Natural Hazards Reconnaissance With the NHERI RAPID Facility
Jeffrey W. Berman, Joseph Wartman, Michael J. Olsen, Jennifer L. Irish, Scott B. Miles, Troy Tanner, Kurtis R. Gurley, Laura N. Lowes, Ann Bostrom, J. Dafni, Michael Grilliot, Andrew Lyda, Jaqueline Peltier
Abstract
In 2016 NSF funded an interdisciplinary multi-institutions team to develop and operate the Natural Hazards Reconnaissance Facility (known as the “RAPID”) as part of the Natural Hazards Engineering Research Infrastructure (NHERI) program. To enable support of state of the art natural hazard reconnaissance research, the RAPID facility’s instrumentation portfolio and operational plan were developed over the following two years. Input was gathered from the natural hazards engineering community, the facility’s leadership, the National Science Foundation, and an interdisciplinary, external steering committee of scientists with decades of reconnaissance-based research experience in natural hazards and disasters. Beginning operations in September 2018, the RAPID now provides instrumentation, software, training, and support services to investigators performing field-based research before, during, and after natural hazards. Since beginning operations, RAPID has supported the data collection efforts of more than 40 missions. Applications have ranged across disciplines and hazards. They have also included data gathering in large-scale experimental facilities. These activities have produced an unprecedented amount of high-quality field data sets that are archived on the DesignSafe cyberinfrastructure platform.
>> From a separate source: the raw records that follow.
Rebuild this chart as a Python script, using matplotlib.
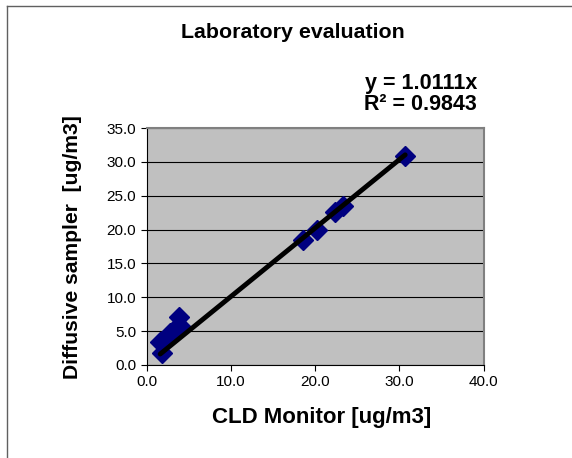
import matplotlib
matplotlib.use("Agg")
import matplotlib.pyplot as plt
from matplotlib.lines import Line2D
import numpy as np

plt.rcParams['font.family'] = ['Liberation Sans', 'DejaVu Sans']

x_cld = [1.8, 1.6, 2.8, 3.2, 3.8, 4.0, 18.6, 20.2, 22.4, 23.3, 30.7]
y_diff = [1.8, 3.4, 4.7, 5.2, 7.1, 5.7, 18.5, 20.0, 22.6, 23.5, 30.9]
slope = 1.0111
r2 = 0.9843
xticks = [0, 10, 20, 30, 40]
yticks = [0, 5, 10, 15, 20, 25, 30, 35]

fig = plt.figure(figsize=(5.72, 4.58), dpi=100)
ax = fig.add_axes([146.7/572, 1-365/458, (483.5-146.7)/572, (365-128)/458])
ax.set_facecolor('#C0C0C0')
ax.set_xlim(0, 40)
ax.set_ylim(0, 35)
ax.set_xticks(xticks)
ax.set_yticks(yticks)
ax.set_xticklabels([f"{v:.1f}" for v in xticks], fontsize=11)
ax.set_yticklabels([f"{v:.1f}" for v in yticks], fontsize=11)
ax.grid(axis='y', color='black', linewidth=0.8)
ax.set_axisbelow(True)
ax.tick_params(direction='out', length=4, width=0.8, color='black')
for s in ['top', 'right']:
    ax.spines[s].set_color('#808080')
    ax.spines[s].set_linewidth(1.5)
for s in ['left', 'bottom']:
    ax.spines[s].set_color('black')
    ax.spines[s].set_linewidth(0.8)

ax.plot(x_cld, y_diff, linestyle='none', marker='D', markersize=10,
        color='#000080', zorder=3)
xs = np.array([min(x_cld), max(x_cld)])
ax.plot(xs, slope*xs, color='black', linewidth=3.5, solid_capstyle='round', zorder=4)

fig.text(293/572, 1-32/458, "Laboratory evaluation", ha='center', va='center',
         fontsize=15.4, fontweight='bold')
fig.text(477/572, 1-83/458, f"y = {slope:.4f}x", ha='right', va='center',
         fontsize=15.5, fontweight='bold')
fig.text(477/572, 1-105/458, f"R² = {r2:.4f}", ha='right', va='center',
         fontsize=15.5, fontweight='bold')
fig.text(322/572, 1-418/458, "CLD Monitor [ug/m3]", ha='center', va='center',
         fontsize=16, fontweight='bold')
fig.text(73/572, 1-247.5/458, "Diffusive sampler  [ug/m3]", ha='center', va='center',
         rotation=90, fontsize=15.2, fontweight='bold')

fig.add_artist(Line2D([7/572, 7/572], [0, 1-6/458], color='#606060', linewidth=1))
fig.add_artist(Line2D([7/572, 1], [1-6/458, 1-6/458], color='#606060', linewidth=1))

fig.savefig('out.png', dpi=100)
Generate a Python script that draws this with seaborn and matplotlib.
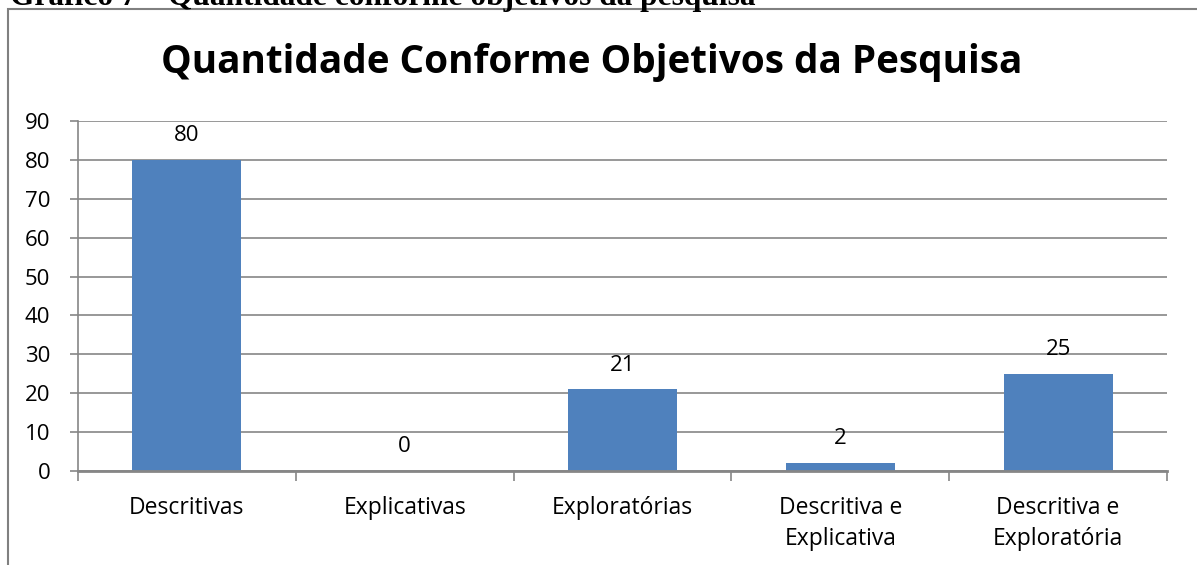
import matplotlib
matplotlib.use("Agg")
import matplotlib.pyplot as plt
import seaborn as sns
import pandas as pd
from matplotlib.patches import Rectangle

categories = ["Descritivas", "Explicativas", "Exploratórias", "Descritiva e\nExplicativa", "Descritiva e\nExploratória"]
values = [80, 0, 21, 2, 25]
yticks = [0, 10, 20, 30, 40, 50, 60, 70, 80, 90]
title = "Quantidade Conforme Objetivos da Pesquisa"
caption = "Gráfico 7 – Quantidade conforme objetivos da pesquisa"

sns.set_theme(style="white")
plt.rcParams['font.family'] = ['Open Sans', 'DejaVu Sans']
plt.rcParams['text.color'] = 'black'
plt.rcParams['xtick.color'] = 'black'
plt.rcParams['ytick.color'] = 'black'

df = pd.DataFrame({"cat": categories, "val": values})

fig = plt.figure(figsize=(11.97, 5.65), dpi=100)
ax = fig.add_axes([78/1197, 1-471/565, (1167-78)/1197, (471-121)/565])

grid_c = "#868686"
sns.barplot(data=df, x="cat", y="val", color="#4F81BD", width=0.5, ax=ax,
            saturation=1, edgecolor="none", linewidth=0)

ax.set_ylim(0, 90)
ax.set_xlim(-0.5, len(categories)-0.5)
ax.set_yticks(yticks)
ax.set_yticklabels([str(t) for t in yticks], fontsize=16)
ax.yaxis.grid(True, color=grid_c, linewidth=1.2)
ax.set_axisbelow(True)
ax.set_xlabel("")
ax.set_ylabel("")

ax.set_xticks([i - 0.5 for i in range(len(categories)+1)], minor=False)
ax.set_xticklabels([])
ax.set_xticks(range(len(categories)), minor=True)
ax.set_xticklabels(categories, minor=True, fontsize=16.5, linespacing=1.4)
ax.tick_params(axis='x', which='major', length=7, width=1.2, color=grid_c, direction='out', bottom=True)
ax.tick_params(axis='x', which='minor', length=0, pad=18, bottom=True)
ax.tick_params(axis='y', length=6, width=1.2, color=grid_c, direction='out', left=True, pad=14)
for lab in ax.get_xticklabels(minor=True):
    lab.set_verticalalignment('top')

for s in ["top", "right"]:
    ax.spines[s].set_visible(False)
ax.spines["left"].set_color(grid_c)
ax.spines["left"].set_linewidth(1.2)
ax.spines["bottom"].set_color(grid_c)
ax.spines["bottom"].set_linewidth(2)

for i, v in enumerate(values):
    ax.annotate(str(v), (i, v), xytext=(0, 17.5), textcoords="offset points",
                ha="center", va="center", fontsize=16)

fig.text(592/1197, 1-62/565, title, ha="center", va="center", fontsize=27.8, fontweight="bold")

# outer frame
fig.patches.append(Rectangle((8/1197, -0.1), 1.2, 1-9/565+0.1, transform=fig.transFigure,
                             fill=False, edgecolor="#808080", linewidth=1.5))
fig.text(10/1197, 1-5/565, caption, ha="left", va="baseline", fontsize=22.6, fontweight="bold",
         family="Liberation Serif")

fig.savefig("out.png", dpi=100)
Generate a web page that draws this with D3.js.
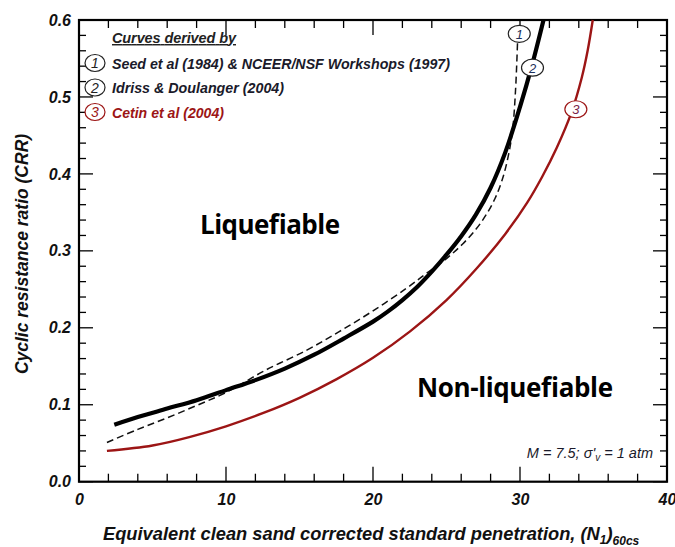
<!DOCTYPE html>
<html><head><meta charset="utf-8">
<script src="https://cdn.jsdelivr.net/npm/d3@7"></script>
<style>body{margin:0;background:#fff}svg{display:block}</style>
</head><body>
<script>
// ---- data ----
const seedN   = [1.9, 4, 6, 8, 10, 12.7, 15.5, 17.7, 20, 22.25, 23.65, 25.0, 26.1, 27.0, 27.7, 28.3, 28.8, 29.2, 29.5, 29.7, 29.83];
const seedCRR = [0.051, 0.068, 0.083, 0.099, 0.116, 0.145, 0.171, 0.195, 0.222, 0.251, 0.271, 0.290, 0.309, 0.328, 0.347, 0.368, 0.393, 0.423, 0.458, 0.510, 0.570];
const ibN     = [2.4, 4, 6, 8, 10, 12, 14, 16, 18, 20, 21, 22, 23, 24, 25, 26, 27, 28, 29, 30, 30.8, 31.6];
const ibCRR   = [0.074, 0.084, 0.095, 0.106, 0.119, 0.132, 0.147, 0.165, 0.186, 0.208, 0.221, 0.236, 0.253, 0.273, 0.295, 0.319, 0.347, 0.382, 0.428, 0.487, 0.540, 0.600];
const cetinN  = [1.9, 5, 7.5, 10, 12.5, 15, 17.5, 20, 22.5, 25, 27, 29, 30.5, 31.5, 32.5, 33.5, 34.2, 34.6, 34.95];
const cetinCRR= [0.040, 0.047, 0.058, 0.072, 0.089, 0.109, 0.133, 0.161, 0.195, 0.236, 0.276, 0.322, 0.363, 0.396, 0.434, 0.480, 0.525, 0.560, 0.600];
const xTicks = [0, 10, 20, 30, 40];
const yTicks = [0.0, 0.1, 0.2, 0.3, 0.4, 0.5, 0.6];
const legendItems = ["Seed et al (1984) & NCEER/NSF Workshops (1997)", "Idriss & Doulanger (2004)", "Cetin et al (2004)"];
const curveLabels = [{id:"1", n:29.95, crr:0.582}, {id:"2", n:30.85, crr:0.538}, {id:"3", n:33.8, crr:0.484}];

const W = 675, H = 547;
const L = 79, R = 667, T = 20, B = 481.7;
const svg = d3.select("body").append("svg").attr("width", W).attr("height", H);
const x = d3.scaleLinear().domain([0, 40]).range([L, R]);
const y = d3.scaleLinear().domain([0, 0.6]).range([B, T]);
const font = "Liberation Sans, Arial, sans-serif";
const red = "#9c1515";

// ticks (inward on all sides)
const xMinor = d3.range(0, 40.01, 2), yMinor = d3.range(0, 0.6001, 0.02);
const ax = svg.append("g").attr("stroke", "#000").attr("stroke-width", 1.3);
xMinor.forEach(v => {
  const major = Math.abs(v % 10) < 1e-6;
  const len = major ? 15 : 8;
  ax.append("line").attr("x1", x(v)).attr("x2", x(v)).attr("y1", B).attr("y2", B - len);
  ax.append("line").attr("x1", x(v)).attr("x2", x(v)).attr("y1", T).attr("y2", T + len);
});
yMinor.forEach(v => {
  const major = Math.abs(Math.round(v * 100) % 10) < 1e-6;
  const len = major ? 14 : 7;
  ax.append("line").attr("x1", L).attr("x2", L + len).attr("y1", y(v)).attr("y2", y(v));
  ax.append("line").attr("x1", R).attr("x2", R - len).attr("y1", y(v)).attr("y2", y(v));
});
svg.append("rect").attr("x", L).attr("y", T).attr("width", R - L).attr("height", B - T)
  .attr("fill", "none").attr("stroke", "#000").attr("stroke-width", 2.2);

// axes via d3 for labels
svg.append("g").attr("transform", `translate(0,${B})`)
  .call(d3.axisBottom(x).tickValues(xTicks).tickSize(0).tickPadding(12).tickFormat(d3.format("d")))
  .call(g => g.select(".domain").remove())
  .selectAll("text").attr("font-family", font).attr("font-size", 16).attr("font-weight", "bold")
  .attr("font-style", "italic").attr("fill", "#111");
svg.append("g").attr("transform", `translate(${L},0)`)
  .call(d3.axisLeft(y).tickValues(yTicks).tickSize(0).tickPadding(8).tickFormat(d3.format(".1f")))
  .call(g => g.select(".domain").remove())
  .selectAll("text").attr("font-family", font).attr("font-size", 16).attr("font-weight", "bold")
  .attr("font-style", "italic").attr("fill", "#111");

// axis titles
svg.append("text").attr("transform", "translate(28,254) rotate(-90)").attr("text-anchor", "middle")
  .attr("font-family", font).attr("font-size", 17.5).attr("font-weight", "bold").attr("font-style", "italic")
  .attr("fill", "#111").text("Cyclic resistance ratio (CRR)");
const xt = svg.append("text").attr("x", 103).attr("y", 540)
  .attr("font-family", font).attr("font-size", 18.3).attr("font-weight", "bold").attr("font-style", "italic").attr("fill", "#111");
xt.append("tspan").text("Equivalent clean sand corrected standard penetration, (N");
xt.append("tspan").attr("font-size", 12).attr("dy", 4).text("1");
xt.append("tspan").attr("dy", -4).text(")");
xt.append("tspan").attr("font-size", 12).attr("dy", 5).text("60cs");

// curves
const line = d3.line().x(d => x(d[0])).y(d => y(d[1])).curve(d3.curveCatmullRom);
svg.append("path").datum(d3.zip(cetinN, cetinCRR)).attr("d", line)
  .attr("fill", "none").attr("stroke", red).attr("stroke-width", 2.4);
svg.append("path").datum(d3.zip(seedN, seedCRR)).attr("d", line)
  .attr("fill", "none").attr("stroke", "#111").attr("stroke-width", 1.5).attr("stroke-dasharray", "7,4");
svg.append("path").datum(d3.zip(ibN, ibCRR)).attr("d", line)
  .attr("fill", "none").attr("stroke", "#000").attr("stroke-width", 4.2);

// curve labels
curveLabels.forEach((c, i) => {
  const col = i === 2 ? red : "#222";
  svg.append("ellipse").attr("cx", x(c.n)).attr("cy", y(c.crr)).attr("rx", 11).attr("ry", 8.5)
    .attr("fill", "#fff").attr("stroke", col).attr("stroke-width", 1.2);
  svg.append("text").attr("x", x(c.n)).attr("y", y(c.crr) + 5).attr("text-anchor", "middle")
    .attr("font-family", font).attr("font-size", 13).attr("font-style", "italic")
    .attr("fill", i === 2 ? "#7a1f4a" : "#1c2f5a").text(c.id);
});

// legend
svg.append("text").attr("x", 112).attr("y", 43).attr("font-family", font).attr("font-size", 14.5)
  .attr("font-style", "italic").attr("font-weight", "bold").attr("fill", "#222")
  .attr("text-decoration", "underline").attr("textLength", 124).text("Curves derived by");
const legW = [338, 172, 112];
legendItems.forEach((t, i) => {
  const cy = 63 + i * 24.5;
  const col = i === 2 ? red : "#222";
  svg.append("ellipse").attr("cx", 95).attr("cy", cy).attr("rx", 10).attr("ry", 8.5)
    .attr("fill", "#fff").attr("stroke", col).attr("stroke-width", 1.2);
  svg.append("text").attr("x", 95).attr("y", cy + 5).attr("text-anchor", "middle")
    .attr("font-family", font).attr("font-size", 14).attr("font-style", "italic").attr("fill", col).text(i + 1);
  svg.append("text").attr("x", 112).attr("y", cy + 5.5).attr("font-family", font).attr("font-size", 15)
    .attr("font-style", "italic").attr("font-weight", "bold").attr("fill", i === 2 ? red : "#1a1a2a")
    .attr("textLength", legW[i]).attr("lengthAdjust", "spacingAndGlyphs").text(t);
});

// region labels
const big = "Open Sans, Lato, sans-serif";
svg.append("text").attr("x", 200).attr("y", 234).attr("font-family", big).attr("font-size", 26)
  .attr("font-weight", "bold").attr("fill", "#000").attr("textLength", 140).text("Liquefiable");
svg.append("text").attr("x", 417).attr("y", 397).attr("font-family", big).attr("font-size", 26)
  .attr("font-weight", "bold").attr("fill", "#000").attr("textLength", 196).text("Non-liquefiable");

// conditions
const mt = svg.append("text").attr("x", 653).attr("y", 458).attr("text-anchor", "end")
  .attr("font-family", font).attr("font-size", 14.5).attr("font-style", "italic").attr("fill", "#1a1a2a");
mt.append("tspan").text("M = 7.5; σ'");
mt.append("tspan").attr("font-size", 10).attr("dy", 3).text("v");
mt.append("tspan").attr("dy", -3).text(" = 1 atm");
</script>
</body></html>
This paper describes the development of the RAPID facility, the equipment portfolio, and services provided by RAPID, including a custom-built reconnaissance software platform called RApp, and the opportunities RAPID provides for user training. Additionally, overviews of three example deployments of the RAPID equipment and data collection services are described; descriptions include the field data collection processes, the resulting high-quality data sets, and the impact of the data and resulting research on natural hazard resilience.